WATCH: Retiring Republican Congressman Unloads On President Trump In Blistering Interview With CNN

President Donald Trump speaks during a joint press conference with Britain's Prime Minister Keir Starmer at Chequers near Aylesbury, England, Thursday, Sept. 18, 2025. (AP Photo/Evan Vucci)

Rep. Don Bacon (R-Neb.), who is retiring at the end of his term, delivered some of the most pointed criticism of President Donald Trump to come from within Republican ranks in a wide-ranging interview aired Sunday on CNN’s Inside Politics.

Pressed by host Manu Raju about Trump’s escalating fights with the press — including threats to strip ABC of its broadcast license following late-night host Jimmy Kimmel’s joke about conservative activist Charlie Kirk — Bacon did not hold back.

“The president doing threats against media is also wrong,” Bacon said. “We don’t threaten the media. … To threaten media and say you’re going to pull their license, that’s not what America’s about. And we do have a freedom of speech, freedom of the press. And we should defend that.”

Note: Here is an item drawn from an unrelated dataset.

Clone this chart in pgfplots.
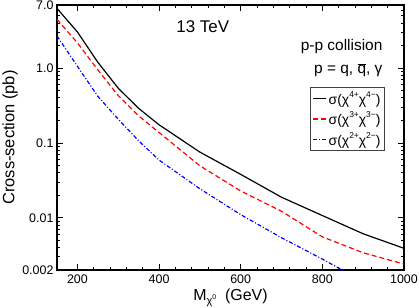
\documentclass[border=0pt]{standalone}
\usepackage{fontspec}
\setmainfont{Liberation Sans}
\usepackage{pgfplots}
\pgfplotsset{compat=1.18}
\newcommand{\supx}[1]{\raisebox{0.95ex}{\fontsize{8.5}{10}\selectfont #1}}
\begin{document}
\begin{tikzpicture}
\begin{axis}[
  scale only axis, width=347bp, height=265bp,
  xmin=150, xmax=1000, ymode=log, ymin=0.002, ymax=7,
  /pgf/number format/assume math mode=true,
  /pgf/number format/1000 sep={},
  xtick={200,400,600,800,1000}, xticklabels={200,400,600,800,1000}, minor x tick num=4,
  ytick={0.002,0.01,0.1,1,7}, yticklabels={0.002,0.01,0.1,1.0,7.0},
  minor ytick={0.003,0.004,0.005,0.006,0.007,0.008,0.009,0.02,0.03,0.04,0.05,0.06,0.07,0.08,0.09,0.2,0.3,0.4,0.5,0.6,0.7,0.8,0.9,2,3,4,5,6},
  tick align=inside, major tick length=6bp, minor tick length=3bp,
  every tick/.style={black, line width=0.9pt},
  axis line style={line width=1.1pt},
  tick label style={font=\fontsize{12.5}{14}\selectfont},
  xticklabel style={yshift=-1bp},
  ylabel={Cross-section (pb)},
  ylabel style={font=\fontsize{16.5}{18}\selectfont, at={(axis description cs:-0.135,0.5)}, anchor=center},
  xlabel={M\raisebox{-0.45ex}{\fontsize{11}{12}\selectfont χ\raisebox{0.9ex}{\fontsize{7}{8}\selectfont 0}}\ \ (GeV)},
  xlabel style={font=\fontsize{16}{18}\selectfont, at={(axis description cs:0.5,0)}, anchor=center, yshift=-28bp},
  legend style={at={(rel axis cs:0.945,0.69)}, anchor=north east, draw=black!75, line width=0.8pt, font=\fontsize{14}{16}\selectfont, inner xsep=2pt, inner ysep=2pt, row sep=2pt, legend cell align=left},
  legend image code/.code={\draw[#1, line width=1.3pt] (0bp,0bp) -- (13bp,0bp);},
]
\addplot[black, line width=1.2pt] coordinates {
(150,6.3) (200,3.05) (250,1.2) (300,0.54) (350,0.29) (400,0.175) (500,0.0755) (600,0.038) (700,0.0188) (800,0.0107) (900,0.0061) (1000,0.0039)};
\addplot[red, line width=1.2pt, dash pattern=on 5bp off 3bp] coordinates {
(150,4.5) (200,2.18) (250,0.95) (300,0.43) (350,0.23) (400,0.138) (500,0.0495) (600,0.0228) (700,0.0122) (800,0.00555) (900,0.0034) (1000,0.0024)};
\addplot[blue, line width=1.2pt, dash pattern=on 4bp off 2bp on 1bp off 2bp] coordinates {
(150,2.7) (200,1.06) (250,0.42) (300,0.208) (350,0.107) (400,0.059) (500,0.0244) (600,0.011) (700,0.0054) (800,0.0028) (900,0.0014)};
\legend{σ(χ\supx{4+}χ\supx{4−}), σ(χ\supx{3+}χ\supx{3−}), σ(χ\supx{2+}χ\supx{2−})}
\node[font=\fontsize{17}{19}\selectfont] at (rel axis cs:0.42,0.92) {13 TeV};
\node[font=\fontsize{15.5}{18}\selectfont, anchor=east] at (rel axis cs:0.948,0.842) {p-p collision};
\node[font=\fontsize{15.5}{18}\selectfont, anchor=east] at (rel axis cs:0.948,0.755) {p = q, \ensuremath{\overline{\mbox{q}}}, γ};
\end{axis}
\pgfresetboundingbox
\path[use as bounding box] (-57bp,-38bp) rectangle (363bp,270bp);
\end{tikzpicture}
\end{document}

Bacon added that while Kimmel’s joke was in poor taste, “to threaten media” over it went far beyond acceptable criticism.

Turning to the aftermath of Kirk’s assassination, Bacon rebuked Trump’s rhetoric, accusing him of painting the violence as a problem solely linked to the left.

“It’s not very unifying,” Bacon said. “I don’t think it’s accurate, for one. And it’s not unifying.”

When asked if Trump should tone down his rhetoric, Bacon said: “Absolutely. He centers on anger and opposition. … He had a chance to be more Ronald Reagan and try to unify both sides on this.

The Nebraska Republican reserved some of his harshest words for Trump’s handling of Russia, drawing a sharp contrast with former President Ronald Reagan.

“I think it would be bad,” Bacon said when asked how Reagan would view Trump’s dealings with Vladimir Putin. “Reagan stood up to Gorbachev. I don’t see the moral clarity right now out of the White House. … The president sends out such mixed messages on NATO and totally immoral, ambiguous messages about Ukraine and Russia … it’s probably the thing that bothers me the most.”

When pressed on whether Trump has the moral character expected of a president, Bacon hesitated.

“If you want to be a leader, people got to trust you, and they got to know your word’s your bond,” he said. But when Raju asked directly if Trump possesses that character, Bacon dodged: “Yeah… I think I’ll skirt around that.”

(YWN World Headquarters – NYC)

3 Responses

  1. I seriously question if the founders would advocate celebrating the murder of someone with a different political view. The vitriol and violence is coming from the “tolerant” Left. All of it.

  2. comparing trump to reagan is almost funny – reagan was m.i.a. throughout most of his presidency, and stuck to reading the teleprompter. kinda like biden and the autopen, except in a republican. bacon seems to prefer his presidents to be controllable, and trump certainly isn’t.

  3. Trump is on increasingly thin ice. His policies are seriously hurting farmers by closing down foreign markets (who in retaliation for our tariff policy are switching their purchase of farm products elsewhere). Serious labor shortages are developing in several industries due to his immigration policies, and the loss of tax paying and consuming immigrants appears to be weakening aggregate demand and leading towards a recession. His tariffs appear to be costing American jobs and are being inflationary. His use of lawfare alienates many Republicans who voted for Trump because they were annoyed by Democratic lawfare directed at Trump. His unwillingness to confront Putin or Xi scare traditional Republicans who remember how well the first “America First” movement led to failure to oppose Hitler and friends at a time where an active American foreign policy might have prevented war (and the holocaust). If Trump doesn’t start “winning” (as he says), MAGA is in big trouble.